Les articles publiés dans cette rubrique ne reflètent pas nécessairement les opinions de Nawaat.

Lens est un court-métrage surréaliste qui explore le processus de deuil à travers le ressenti plutôt que la rationalisation. Situé dans une galerie d’art, le récit suit une jeune femme, Rawan, et son ami Trey, qui deviennent captivés par une figure peinte, mystérieuse et troublante. À mesure que l’interaction de Rawan avec la peinture se développe, elle se transforme en une expérience psychologique. Le lien entre les deux personnages ouvre un espace introspectif, presque surnaturel, où le deuil se vit plus qu’il ne se raconte.

Écrit et réalisé par DeVon Moore, Lens adopte un ton discret, accompagné d’une palette de couleurs sourdes : bleu profond, noir, et tons terreux, souvent associés au deuil. Le film expérimente avec le silence, la répétition et le symbolisme visuel pour guider personnages et spectateurs à travers le récit. Façonné par le son et l’espace, le film plonge dans le surréalisme grâce à une série de coupes brutales qui introduisent l’histoire par vagues, obligeant le spectateur à ressentir pleinement l’instant et l’élan qu’il provoque.

Le film est porté par l’actrice tuniso-américaine Dawnyes Rezgui, qui incarne Rawan. Le prénom Rawan signifie apparemment « rivière » en arabe, ce qui pourrait faire écho à l’épiphanie du personnage survenant au bord de l’eau. Rawan inscrit en filigrane son héritage tunisien dans la narration à travers les choix de costume et les dialogues. Au sommet du film, on la voit transformée, pieds nus dans une rivière, vêtue d’une jebba noire et dorée, tandis que sa voix murmure doucement en arrière-plan : maktoub — « c’est écrit ». Ce moment culminant semble intime et ancestral, reliant la compréhension du deuil, du destin et du regard hérité.

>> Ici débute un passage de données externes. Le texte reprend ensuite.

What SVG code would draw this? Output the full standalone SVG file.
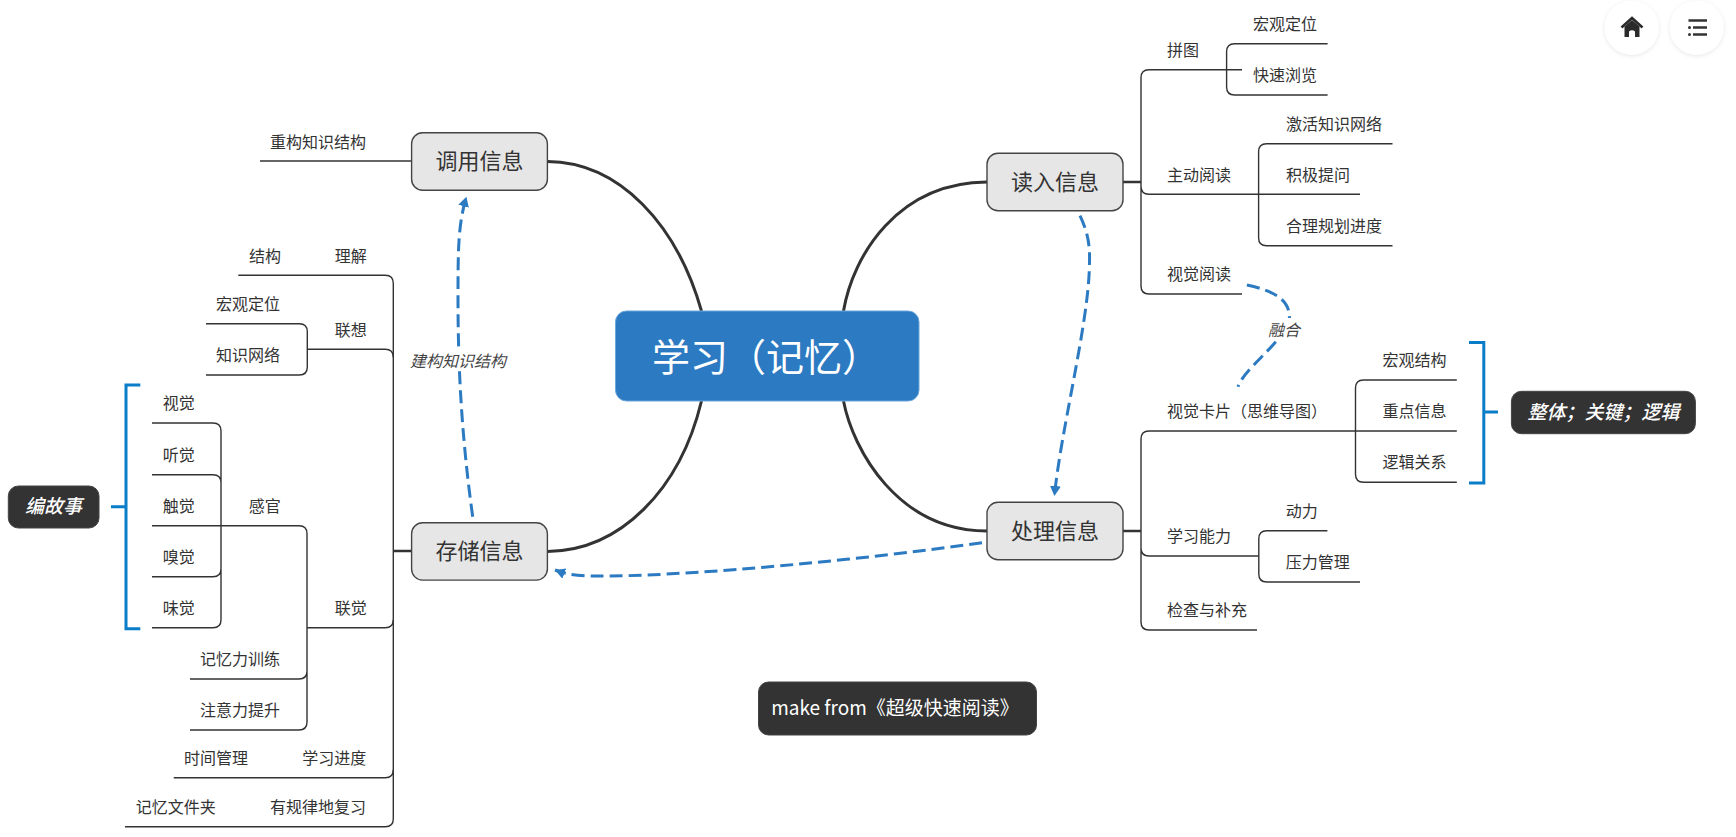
<svg xmlns="http://www.w3.org/2000/svg" width="1736" height="837" viewBox="0 0 1736 837">
<style>
text{font-family:"Noto Sans CJK SC","Noto Sans",sans-serif;fill:#333;font-size:16px}
.t{stroke:#333;stroke-width:1.4;fill:none}
.k{stroke:#333;stroke-width:3;fill:none}
.c{stroke:#333;stroke-width:2.4;fill:none}
.d{stroke:#2b7ac2;stroke-width:3;fill:none;stroke-dasharray:13 6}
.b{stroke:#0a7dc9;stroke-width:3;fill:none}
.n rect{fill:#e6e6e6;stroke:#444;stroke-width:1.4}
.n text{font-size:22px;text-anchor:middle}
.s rect{fill:#333;stroke:#444;stroke-width:1}
.s text{fill:#fff;font-size:19px;font-weight:500;font-style:italic;text-anchor:middle}
.l{font-size:16px;font-style:italic;fill:#444}
.w{fill:#fff;stroke:none;filter:url(#sh)}
</style>
<defs>
<marker id="a" markerUnits="userSpaceOnUse" markerWidth="12" markerHeight="12" refX="10" refY="5.5" orient="auto"><path d="M0,0L10,5.5L0,11z" fill="#2b7ac2"/></marker>
<filter id="sh" x="-20%" y="-20%" width="140%" height="140%"><feDropShadow dx="0" dy="1" stdDeviation="2" flood-color="#000" flood-opacity="0.1"/></filter>
</defs>
<g id="connectors">
<path class="k" d="M701.5,311C677,225 620,162 547.4,161.5"/>
<path class="k" d="M843.5,311C853,255 898,182.5 987,182"/>
<path class="k" d="M843.5,401C853,450 898,531 987,531"/>
<path class="k" d="M701.5,401C680,490 620,551 547.4,551.5"/>
<path class="c" d="M1123,182H1141M1123,531H1141M393.3,551H411.6"/>
<path class="t" d="M1141,77.7Q1141,69.7 1149,69.7H1227M1141,77.7V286Q1141,294 1149,294H1242M1141,186.3Q1141,194.3 1149,194.3H1360"/>
<path class="t" d="M1242,69.7H1226.6M1226.6,51.7Q1226.6,43.7 1234.6,43.7H1327.6M1226.6,51.7V87Q1226.6,95 1234.6,95H1327.6"/>
<path class="t" d="M1258.6,151.7Q1258.6,143.7 1266.6,143.7H1392.5M1258.6,151.7V237.7Q1258.6,245.7 1266.6,245.7H1392.5"/>
<path class="t" d="M1141,439Q1141,431 1149,431H1456.8M1141,439V622Q1141,630 1149,630H1257M1141,548Q1141,556 1149,556H1258.8"/>
<path class="t" d="M1355.5,388Q1355.5,380 1363.5,380H1456.8M1355.5,388V474.3Q1355.5,482.3 1363.5,482.3H1456.8"/>
<path class="t" d="M1258.8,538.7Q1258.8,530.7 1266.8,530.7H1327.4M1258.8,538.7V574Q1258.8,582 1266.8,582H1360"/>
<path class="t" d="M260,161H411.6"/>
<path class="t" d="M238.3,275.3H385.3Q393.3,275.3 393.3,283.3V818.7Q393.3,826.7 385.3,826.7H125"/>
<path class="t" d="M307.3,349.3H385.3Q393.3,349.3 393.3,357.3M393.3,619.7Q393.3,627.7 385.3,627.7H307M393.3,769.7Q393.3,777.7 385.3,777.7H173.7"/>
<path class="t" d="M206,323.7H299.3Q307.3,323.7 307.3,331.7V367Q307.3,375 299.3,375H206"/>
<path class="t" d="M221,525.7H299Q307,525.7 307,533.7V722Q307,730 299,730H190M307,671Q307,679 299,679H190"/>
<path class="t" d="M152,423H213Q221,423 221,431V619.7Q221,627.7 213,627.7H152M152,474.7H213Q221,474.7 221,482.7M152,525.7H221M152,576.7H213Q221,576.7 221,568.7"/>
<path class="d" marker-end="url(#a)" d="M1080,215.7C1090,237 1090,250 1089.3,270C1087,330 1061,430 1054.4,496"/>
<path class="d" marker-end="url(#a)" d="M982,542.7C860,560 700,575 610,576C580,576.5 568,575 555,570"/>
<path class="d" marker-end="url(#a)" d="M472.7,516.7C462,440 458,370 458,300C458,250 458,225 466.4,196.7"/>
<path class="d" d="M1246.9,285C1270,290 1290,298 1289.4,318"/>
<path class="d" d="M1275.8,341.7C1262,358 1243,373 1238,386.7"/>
<path class="b" d="M1469,342.5H1483.8V483H1469M1483.8,412H1498"/>
<path class="b" d="M140.3,385H126V628.7H140.3M126,506.7H111"/>
</g>
<g id="root"><rect x="615.5" y="311" width="303.5" height="90" rx="11" fill="#2b7ac2" stroke="#6aa6da" stroke-width="1"/><text x="652" y="371" style="font-size:38px;fill:#fff">学习（记忆）</text></g>
<g id="diaoyong" class="n"><rect x="411.6" y="132.7" width="135.8" height="57.6" rx="11"/><text x="479.5" y="169">调用信息</text></g>
<g id="duru" class="n"><rect x="987" y="153.3" width="136" height="57.4" rx="11"/><text x="1055" y="190">读入信息</text></g>
<g id="chuli" class="n"><rect x="987" y="502.3" width="136" height="57.4" rx="11"/><text x="1055" y="539">处理信息</text></g>
<g id="cunchu" class="n"><rect x="411.6" y="522.7" width="135.8" height="57.4" rx="11"/><text x="479.5" y="559">存储信息</text></g>
<g id="zhengti" class="s"><rect x="1511.4" y="391.3" width="184" height="42.4" rx="10"/><text x="1603.4" y="419">整体；关键；逻辑</text></g>
<g id="gushi" class="s"><rect x="8.3" y="486" width="90.7" height="42" rx="10"/><text x="53.6" y="513">编故事</text></g>
<g id="source" class="s"><rect x="758.5" y="682" width="278" height="53" rx="10"/><text x="895" y="715" style="font-weight:normal;font-style:normal">make from《超级快速阅读》</text></g>
<g id="labels">
<text x="1253" y="30">宏观定位</text>
<text x="1253" y="81">快速浏览</text>
<text x="1167" y="56">拼图</text>
<text x="1286" y="130">激活知识网络</text>
<text x="1286" y="181">积极提问</text>
<text x="1286" y="232">合理规划进度</text>
<text x="1167" y="181">主动阅读</text>
<text x="1167" y="280">视觉阅读</text>
<text x="1167" y="417">视觉卡片（思维导图）</text>
<text x="1382.6" y="366">宏观结构</text>
<text x="1382.6" y="417">重点信息</text>
<text x="1382.6" y="468">逻辑关系</text>
<text x="1167" y="542">学习能力</text>
<text x="1285.8" y="517">动力</text>
<text x="1285.8" y="568">压力管理</text>
<text x="1167" y="616">检查与补充</text>
<text x="270" y="147.5">重构知识结构</text>
<text x="249" y="262">结构</text>
<text x="334.7" y="262">理解</text>
<text x="216" y="310">宏观定位</text>
<text x="216" y="361">知识网络</text>
<text x="334.7" y="336">联想</text>
<text x="162.7" y="409">视觉</text>
<text x="162.7" y="461">听觉</text>
<text x="162.7" y="512">触觉</text>
<text x="162.7" y="563">嗅觉</text>
<text x="162.7" y="614">味觉</text>
<text x="248.7" y="512">感官</text>
<text x="334.7" y="614">联觉</text>
<text x="200" y="665">记忆力训练</text>
<text x="200" y="716">注意力提升</text>
<text x="184" y="764">时间管理</text>
<text x="302.3" y="764">学习进度</text>
<text x="135.7" y="813">记忆文件夹</text>
<text x="270" y="813">有规律地复习</text>
<text class="l" x="1268" y="336">融合</text>
<rect x="410" y="352" width="100" height="19" fill="#fff"/>
<text class="l" x="410" y="367">建构知识结构</text>
</g>
<g id="home"><circle class="w" cx="1631.7" cy="27.7" r="27"/><path d="M1621.5,27.5L1632,18L1642.5,27.5" fill="none" stroke="#2a2a2a" stroke-width="2.6"/><path d="M1624.5,37V26.5L1632,20L1639.5,26.5V37H1635V31.5Q1632,29 1629,31.5V37Z" fill="#2a2a2a"/></g>
<g id="menu"><circle class="w" cx="1696.7" cy="27.7" r="27"/><path d="M1688.5,20.5H1707M1693,27.5H1707M1693,34.5H1707" stroke="#333" stroke-width="2.6" fill="none"/><circle cx="1689.5" cy="27.5" r="1.5" fill="#333"/><circle cx="1689.5" cy="34.5" r="1.5" fill="#333"/></g>
</svg>
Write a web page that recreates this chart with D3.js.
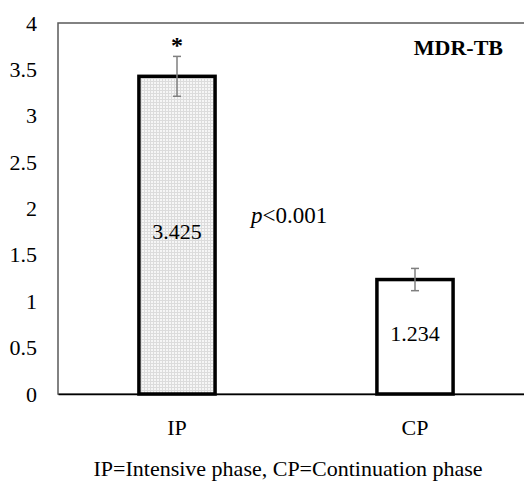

Tout au long du film, la peinture agit à la fois comme sujet et comme portail métaphysique permettant à Rawan d’accéder à une partie isolée de son esprit. Réalisée par Shahed Ibrahem, une artiste syrienne basée à Dubaï, l’œuvre reflète le moment d’épiphanie de Rawan : une silhouette ombragée au sourire énigmatique, entourée de vagues tourbillonnantes. La voix de la peinture est incarnée par Iheb Mahmoud, acteur tunisien, et Amen Allah Arbi, qui narrent en arabe un poème sur le deuil et ses sensations intimes. Ce poème, disséminé tout au long du film, renforce le lien croissant entre Rawan et la peinture. Bien que récitée en arabe, la narration transcende la langue et évoque une union spirituelle entre deux mondes et deux sensibilités.

Lens n’est pas un film bruyant ; il avance en silence, laissant de la place à la réflexion intérieure. À travers l’image, le son, l’héritage et le talent, il dévoile les thèmes du deuil et du regard personnel, obligeant personnages et spectateurs à traverser ce deuil en le ressentant, plutôt qu’en le pensant.